Bajo el resplandor plateado de la luz de la luna, no costaba imaginarse el pavimento helado y brillante. Lucio se estremeció.
–Por lo que cuentas, tío, la suya fue una buena muerte… rápida y sin previo aviso. A lo mejor los dioses le proporcionaron una muerte temprana porque se apiadaron de él.
–A lo mejor. Pero la deuda que tenía con tu abuelo ha pesado sobre mis hombros desde entonces. Ni siquiera los dioses pueden cambiar el pasado, y los muertos quedan lejos de nuestro alcance. Pero puedo asegurarte que tú, Lucio, dispondrás de todas las oportunidades necesarias para que te ganes un puesto de honor. Lo habría hecho de todos modos, pues eres pariente mío; pero quería que conocieses el sacrificio de tu abuelo para que entre nosotros dos quede claro lo que sucedió en su día. Me sentiría satisfecho viéndote alcanzar la dignidad que tu abuelo creyó haber perdido.
Lucio reflexionó.
–Gracias por contármelo, tío. No sé muy bien qué decir. – En silencio, se preguntó sobre las palabras que con tanta seriedad había pronunciado César. ¿Qué significaban en aquellos momentos la «dignidad» y el «honor»? En un mundo gobernado por un rey, la antigua carrera política, en la que los hombres competían entre sí como iguales para convertirse en líderes del Estado, había perdido todo su sentido.
Fue como si César le leyera el pensamiento.
–En el futuro, la carrera política no tendrá el mismo significado que tenía para nuestros antepasados. Pero en el campo de batalla, los hombres ambiciosos seguirán pudiéndose ganar la gratitud de Roma, junto con la riqueza personal y la gloria. ¿Puedo confiarte un secreto, Lucio? ¿Algo que no he compartido ni siquiera con Antonio?
Reinició la marcha en dirección a casa de Lucio.

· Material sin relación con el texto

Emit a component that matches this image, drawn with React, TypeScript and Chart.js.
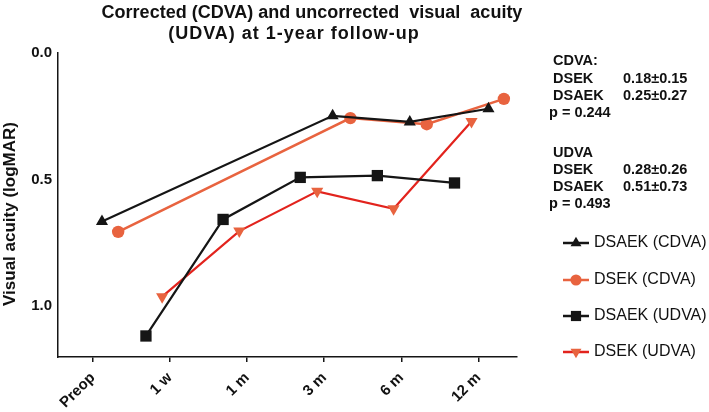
import React, { useEffect, useRef } from "react";
import { Chart, registerables } from "chart.js";

Chart.register(...registerables);

// ---- data ----
const categories = ["Preop", "1 w", "1 m", "3 m", "6 m", "12 m"];
const yTickValues = [0, 0.5, 1.0];

const dsaekCdvaX = [0.12, 3.11, 4.11, 5.13];
const dsaekCdvaY = [0.665, 0.248, 0.272, 0.22];

const dsekCdvaX = [0.33, 3.34, 4.33, 5.33];
const dsekCdvaY = [0.706, 0.257, 0.281, 0.181];

const dsaekUdvaX = [0.69, 1.69, 2.69, 3.69, 4.69];
const dsaekUdvaY = [1.117, 0.657, 0.491, 0.484, 0.513];

const dsekUdvaX = [0.9, 1.9, 2.91, 3.9, 4.91];
const dsekUdvaY = [0.962, 0.703, 0.546, 0.615, 0.27];

const titleLines = ["Corrected (CDVA) and uncorrected  visual  acuity", "(UDVA) at 1-year follow-up"];
const yTitle = "Visual acuity (logMAR)";

const cdvaHeader = "CDVA:";
const cdvaRows = [
  ["DSEK", "0.18±0.15"],
  ["DSAEK", "0.25±0.27"],
];
const cdvaP = "p = 0.244";
const udvaHeader = "UDVA";
const udvaRows = [
  ["DSEK", "0.28±0.26"],
  ["DSAEK", "0.51±0.73"],
];
const udvaP = "p = 0.493";

const legendLabels = ["DSAEK (CDVA)", "DSEK (CDVA)", "DSAEK (UDVA)", "DSEK (UDVA)"];

const BLACK = "#151515";
const ORANGE = "#e8633f";
const RED = "#e2231d";
const FONT = '"Liberation Sans", Arial, Helvetica, sans-serif';

const toPoints = (xs: number[], ys: number[]) => xs.map((x, i) => ({ x, y: ys[i] }));

function drawMarker(ctx: CanvasRenderingContext2D, style: string, x: number, y: number, r: number, color: string, rot: number) {
  ctx.save();
  ctx.fillStyle = color;
  ctx.translate(x, y);
  ctx.rotate((rot * Math.PI) / 180);
  ctx.beginPath();
  if (style === "circle") {
    ctx.arc(0, 0, r, 0, Math.PI * 2);
  } else if (style === "rect") {
    const s = r * Math.SQRT1_2;
    ctx.rect(-s, -s, 2 * s, 2 * s);
  } else if (style === "triangle") {
    for (let k = 0; k < 3; k++) {
      const a = -Math.PI / 2 + (k * 2 * Math.PI) / 3;
      const px = Math.cos(a) * r;
      const py = Math.sin(a) * r;
      if (k === 0) ctx.moveTo(px, py);
      else ctx.lineTo(px, py);
    }
    ctx.closePath();
  }
  ctx.fill();
  ctx.restore();
}

const overlayPlugin = {
  id: "overlay",
  afterDraw(chart: any) {
    const ctx: CanvasRenderingContext2D = chart.ctx;
    ctx.save();
    ctx.fillStyle = "#111";

    // title
    ctx.font = `bold 18px ${FONT}`;
    ctx.textAlign = "center";
    ctx.textBaseline = "alphabetic";
    ctx.fillText(titleLines[0], 312, 18);
    (ctx as any).letterSpacing = "1px";
    ctx.fillText(titleLines[1], 294, 39);
    (ctx as any).letterSpacing = "0px";

    // y-axis title
    ctx.save();
    ctx.translate(10, 214);
    ctx.rotate(-Math.PI / 2);
    ctx.font = `bold 17px ${FONT}`;
    ctx.textBaseline = "middle";
    ctx.textAlign = "center";
    ctx.fillText(yTitle, 0, 0);
    ctx.restore();

    // statistics
    ctx.font = `bold 14.5px ${FONT}`;
    ctx.textAlign = "left";
    ctx.textBaseline = "middle";
    ctx.fillText(cdvaHeader, 553, 61);
    cdvaRows.forEach((r, i) => {
      ctx.fillText(r[0], 553, 79 + i * 17);
      ctx.fillText(r[1], 623, 79 + i * 17);
    });
    ctx.fillText(cdvaP, 549, 113);
    ctx.fillText(udvaHeader, 553, 153);
    udvaRows.forEach((r, i) => {
      ctx.fillText(r[0], 553, 170 + i * 17);
      ctx.fillText(r[1], 623, 170 + i * 17);
    });
    ctx.fillText(udvaP, 549, 204);

    // legend
    const ys = [243, 280, 316, 352];
    chart.data.datasets.forEach((ds: any, i: number) => {
      const y = ys[i];
      ctx.strokeStyle = ds.borderColor;
      ctx.lineWidth = 2.5;
      ctx.beginPath();
      ctx.moveTo(563, y);
      ctx.lineTo(589, y);
      ctx.stroke();
      drawMarker(ctx, ds.pointStyle, 576, y, ds.pointRadius * 0.9, ds.pointBackgroundColor, ds.rotation || 0);
      ctx.fillStyle = "#111";
      ctx.font = `16px ${FONT}`;
      ctx.textAlign = "left";
      ctx.textBaseline = "middle";
      ctx.fillText(legendLabels[i], 594, y);
    });

    ctx.restore();
  },
};

export default function App() {
  const canvasRef = useRef<HTMLCanvasElement | null>(null);

  useEffect(() => {
    if (!canvasRef.current) return;
    const chart = new Chart(canvasRef.current, {
      type: "line",
      data: {
        datasets: [
          {
            label: legendLabels[0],
            data: toPoints(dsaekCdvaX, dsaekCdvaY),
            borderColor: BLACK,
            backgroundColor: BLACK,
            pointBackgroundColor: BLACK,
            pointBorderColor: BLACK,
            pointStyle: "triangle",
            pointRadius: 7,
            pointBorderWidth: 0,
            borderWidth: 2.2,
            clip: false,
          } as any,
          {
            label: legendLabels[1],
            data: toPoints(dsekCdvaX, dsekCdvaY),
            borderColor: ORANGE,
            backgroundColor: ORANGE,
            pointBackgroundColor: ORANGE,
            pointBorderColor: ORANGE,
            pointStyle: "circle",
            pointRadius: 6.2,
            pointBorderWidth: 0,
            borderWidth: 2.5,
            clip: false,
          } as any,
          {
            label: legendLabels[2],
            data: toPoints(dsaekUdvaX, dsaekUdvaY),
            borderColor: BLACK,
            backgroundColor: BLACK,
            pointBackgroundColor: BLACK,
            pointBorderColor: BLACK,
            pointStyle: "rect",
            pointRadius: 8,
            pointBorderWidth: 0,
            borderWidth: 2.2,
            clip: false,
          } as any,
          {
            label: legendLabels[3],
            data: toPoints(dsekUdvaX, dsekUdvaY),
            borderColor: RED,
            backgroundColor: ORANGE,
            pointBackgroundColor: ORANGE,
            pointBorderColor: ORANGE,
            pointStyle: "triangle",
            rotation: 180,
            pointRadius: 7,
            pointBorderWidth: 0,
            borderWidth: 2.2,
            clip: false,
          } as any,
        ],
      },
      options: {
        animation: false,
        responsive: true,
        maintainAspectRatio: false,
        layout: { padding: { top: 53, right: 192, left: 0, bottom: 0 } },
        plugins: {
          legend: { display: false },
          title: { display: false },
          tooltip: { enabled: false },
        },
        scales: {
          x: {
            type: "linear",
            min: -0.45,
            max: 5.5,
            afterBuildTicks: (s: any) => {
              s.ticks = categories.map((_, i) => ({ value: i }));
            },
            afterFit: (s: any) => {
              s.height = 55;
            },
            ticks: {
              autoSkip: false,
              minRotation: 45,
              maxRotation: 45,
              padding: 7,
              color: "#111",
              font: { family: FONT, size: 15, weight: "bold" },
              callback: (v: any) => categories[Math.round(Number(v))] ?? "",
            },
            grid: {
              drawOnChartArea: false,
              drawTicks: true,
              tickLength: 5,
              color: BLACK,
              lineWidth: 1.5,
            },
            border: { display: true, color: BLACK, width: 1.5 },
          },
          y: {
            type: "linear",
            reverse: true,
            min: 0,
            max: 1.2,
            afterBuildTicks: (s: any) => {
              s.ticks = yTickValues.map((v) => ({ value: v }));
            },
            afterFit: (s: any) => {
              s.width = 58;
            },
            ticks: {
              padding: 6,
              color: "#111",
              font: { family: FONT, size: 15, weight: "bold" },
              callback: (v: any) => Number(v).toFixed(1),
            },
            grid: {
              drawOnChartArea: false,
              drawTicks: false,
              tickLength: 0,
            },
            border: { display: true, color: BLACK, width: 1.5 },
          },
        },
      } as any,
      plugins: [overlayPlugin],
    });
    return () => chart.destroy();
  }, []);

  return (
    <div style={{ position: "absolute", left: 0, top: 0, width: 709, height: 412 }}>
      <canvas ref={canvasRef} />
    </div>
  );
}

–Mis ambiciones militares, las ambiciones de Roma, son mayores aún de lo que suponen Antonio y los demás. La idea de conquistar Partia les excita, ya lo has visto, pero su imaginación sólo llega hasta ahí. Los planes de César se extienden más allá de la conquista de Partia. Mi sueño es conquistar Partia, sí… y después atravesar el extremo más alejado del mar Euxino, rodearlo y regresar, conquistar Escitia y Germania y todos los territorios que las rodean, atravesar el canal y llegar a Britania, y luego regresar a Italia pasando por la Galia y acabar por donde empecé. Cuando César haya terminado su periplo, el dominio de Roma abarcará un auténtico imperio mundial, limitado a ambos lados por el océano.